This is acknowledging a point of sale rebate is not the same as a tax credit right?
Not sure why you think it would.
Since the entire point was you're not paying in cash
either way you are instead taking a loan since loans are so cheap.
The only thing a point of sale rebate does in that case is make the loan a little smaller... so your monthly payment might slightly smaller for the 5 or 6 years or whatever you have the loan.
Though.... I suppose in this case (investment) it's arguable the point of sale rebate is
worse.
Let's check the math on that!
With the POS rebate you're effectively just "saving" a small amount each month for 5 or 6 years because the borrow amount is smaller by that rebate.
With the tax credit you're potentially saving $7500
right now (if you're someone who say sets aside a portion of cap gains the credit will offset throughout the year)-or at most less than a year from now (when you file) in one shot, which you could invest in full.

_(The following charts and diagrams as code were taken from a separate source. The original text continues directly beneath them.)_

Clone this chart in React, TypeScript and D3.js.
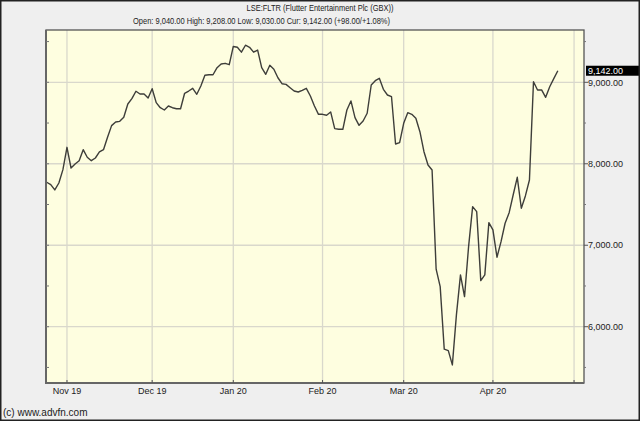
import React from "react";
import * as d3 from "d3";

const prices: number[] = [
  7773, 7744, 7679, 7764, 7928, 8202, 7948, 7997, 8038, 8173,
  8080, 8038, 8071, 8145, 8173, 8325, 8468, 8513, 8521, 8571,
  8734, 8799, 8890, 8856, 8856, 8807, 8921, 8750, 8688, 8660,
  8709, 8688, 8676, 8676, 8865, 8893, 8926, 8853, 8955, 9086,
  9093, 9093, 9179, 9225, 9233, 9216, 9440, 9430, 9370, 9455,
  9430, 9370, 9396, 9180, 9098, 9209, 9160, 9056, 8983, 8975,
  8934, 8893, 8881, 8902, 8926, 8832, 8709, 8607, 8607, 8595,
  8636, 8431, 8423, 8423, 8660, 8771, 8566, 8472, 8525, 8620,
  8967, 9020, 9049, 8914, 8844, 8823, 8243, 8259, 8497, 8627,
  8607, 8558, 8394, 8148, 7985, 7924, 6706, 6492, 5724, 5707,
  5531, 6145, 6636, 6369, 6983, 7474, 7412, 6566, 6636, 7278,
  7188, 6853, 7044, 7270, 7400, 7620, 7834, 7454, 7605, 7801,
  9007, 8906, 8906, 8816, 8946, 9045, 9142,
];

// trading-day index of the first session of each month
const monthStarts: number[] = [5, 26, 46, 68, 88, 110, 130];
const monthLabels: string[] = ["Nov 19", "Dec 19", "Jan 20", "Feb 20", "Mar 20", "Apr 20", ""];
const majorTicks: number[] = [6000, 7000, 8000, 9000];
const minorTicks: number[] = [5500, 6500, 7500, 8500, 9500];
const majorLabels: string[] = ["6,000.00", "7,000.00", "8,000.00", "9,000.00"];

const title = "LSE:FLTR (Flutter Entertainment Plc (GBX))";
const subtitle = "Open: 9,040.00 High: 9,208.00 Low: 9,030.00 Cur: 9,142.00 (+98.00/+1.08%)";
const currentLabel = "9,142.00";
const footer = "(c) www.advfn.com";

const W = 640;
const H = 421;
const L = 46, R = 584, T = 30, B = 383;

export default function App() {
  const x = d3.scaleLinear().domain([-0.17, 132.45]).range([L, R]);
  const y = d3.scaleLinear().domain([5309, 9642]).range([B, T]);
  const line = d3
    .line<number>()
    .x((_, i) => x(i))
    .y((d) => y(d));
  const last = prices[prices.length - 1];
  const font = "'Liberation Sans', Arial, sans-serif";

  return (
    <div style={{ position: "absolute", left: 0, top: 0 }}>
      <svg width={W} height={H} style={{ display: "block" }} fontFamily={font}>
        <rect x={0} y={0} width={W} height={H} fill="#efefef" />
        <text x={320} y={11} textAnchor="middle" fontSize={8.5} fill="#222" textLength={147} lengthAdjust="spacingAndGlyphs">
          {title}
        </text>
        <text x={261.5} y={24} textAnchor="middle" fontSize={8.5} fill="#222" textLength={257} lengthAdjust="spacingAndGlyphs">
          {subtitle}
        </text>
        <rect x={L} y={T} width={R - L} height={B - T} fill="#fefee0" />
        {majorTicks.map((v) => (
          <line key={"hg" + v} x1={L} x2={R} y1={y(v)} y2={y(v)} stroke="#d9d8cc" strokeWidth={1.3} />
        ))}
        {monthStarts.map((m) => (
          <line key={"vg" + m} x1={x(m)} x2={x(m)} y1={T} y2={B} stroke="#d9d8cc" strokeWidth={1.3} />
        ))}
        <path d={line(prices) || ""} fill="none" stroke="#3e3e3a" strokeWidth={1.4} strokeLinejoin="round" />
        {/* frame */}
        <rect x={L} y={T} width={R - L} height={B - T} fill="none" stroke="#555" strokeWidth={1.3} />
        <line x1={L} x2={L} y1={T} y2={B + 1} stroke="#666" strokeWidth={2} />
        <line x1={L} x2={R} y1={B} y2={B} stroke="#666" strokeWidth={2} />
        {/* left ticks */}
        {majorTicks.concat(minorTicks).map((v) => (
          <line key={"lt" + v} x1={L} x2={L + 3} y1={y(v)} y2={y(v)} stroke="#777" strokeWidth={1} />
        ))}
        {/* right ticks */}
        {majorTicks.map((v) => (
          <line key={"rt" + v} x1={R} x2={R + 4} y1={y(v)} y2={y(v)} stroke="#555" strokeWidth={1} />
        ))}
        {minorTicks.map((v) => (
          <line key={"rm" + v} x1={R} x2={R + 2} y1={y(v)} y2={y(v)} stroke="#777" strokeWidth={1} />
        ))}
        {majorTicks.map((v, i) => (
          <text key={"rl" + v} x={R + 4} y={y(v) + 3.2} fontSize={9} fill="#222">
            {majorLabels[i]}
          </text>
        ))}
        {/* bottom ticks and labels */}
        {monthStarts.map((m, i) => (
          <g key={"bt" + m}>
            <line x1={x(m)} x2={x(m)} y1={B} y2={B - 3} stroke="#555" strokeWidth={1} />
            <text x={x(m)} y={394} textAnchor="middle" fontSize={9} fill="#222">
              {monthLabels[i]}
            </text>
          </g>
        ))}
        {/* current value marker */}
        <rect x={586} y={y(last) - 5} width={54} height={10} fill="#000" />
        <text x={588} y={y(last) + 3.3} fontSize={9} fill="#fff">
          {currentLabel}
        </text>
        <text x={3} y={416} fontSize={10} fill="#222">
          {footer}
        </text>
        <rect x={0.75} y={0.75} width={W - 1.5} height={H - 1.5} fill="none" stroke="#222" strokeWidth={1.5} />
      </svg>
    </div>
  );
}
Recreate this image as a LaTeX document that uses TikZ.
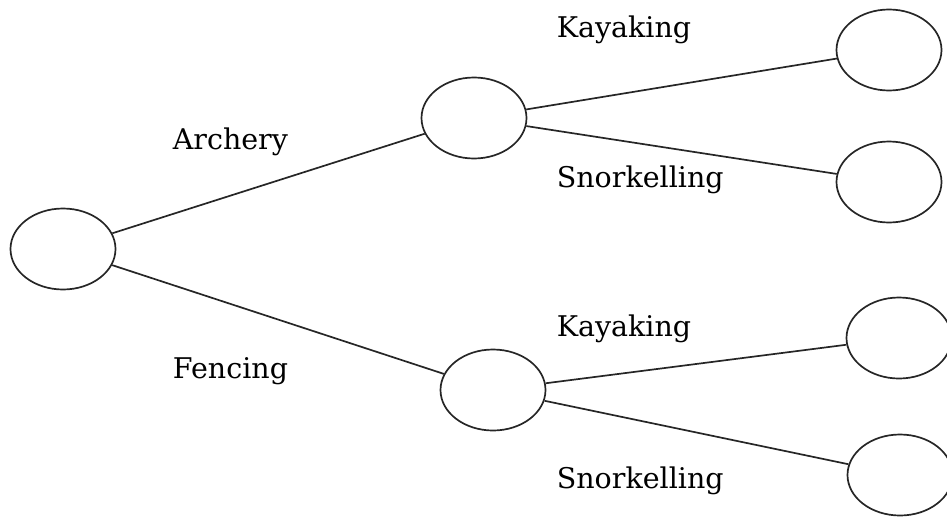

For example let's say you're taking a 60k loan at 2% in June with EITHER a $7500 tax credit, or a $7500 POS rebate. It's assumed your normal income can cover a car payment either way (if it can't you probably shouldn't be buying this).
(Either way whatever cash on hand you have can be invested, at likely much better than 2% return- so that's irrelevant to the math either way)
So...on a 72 month loan you're paying $885 a month on 60k...or $774 a month on 52.5k
The POS rebate means that over the next 6 months you will save $111 per month. Come January you'll have $666 in "saved" cash you could invest!
But...with the tax credit you have
an extra $7500 right now (if you're someone who puts tax $ aside all year apart from W2 withholdings, as many investors do)... or at worst you have $7500 extra in January you'd have otherwise had to give the IRS for your tax obligation for the year.
So you've got over 10x as much money to invest and grow by no later than 6 months after car purchase.
Now... the POS buyer will keep 'saving' his 2% of 52.5k ($111 a month) and you'll keep earning a lot better than 2% on your extra $7500 you invested.
The POS buyer won't reach $7500 "extra" money until month 68 of the 72 month loan.
So yeah, now that I really think about it- the POS rebate genuinely is worse if you're someone who can manage to beat 2% return on investment.
Now- don't get me wrong... the POS rebate is "better" for folks who don't understand the credit anyway, or who aren't going to be investing for good returns in the first place, they just want "the lowest monthly" they can get without caring if it's really "costing" them in the long run.
Which is why that's what the new EV credit is probably gonna be.
But mathematically speaking I'm sure
much happier (and richer) having had $7500 extra actual money 3 years ago to buy Tesla stock with, than having a $100ish buck a month cheaper loan payment.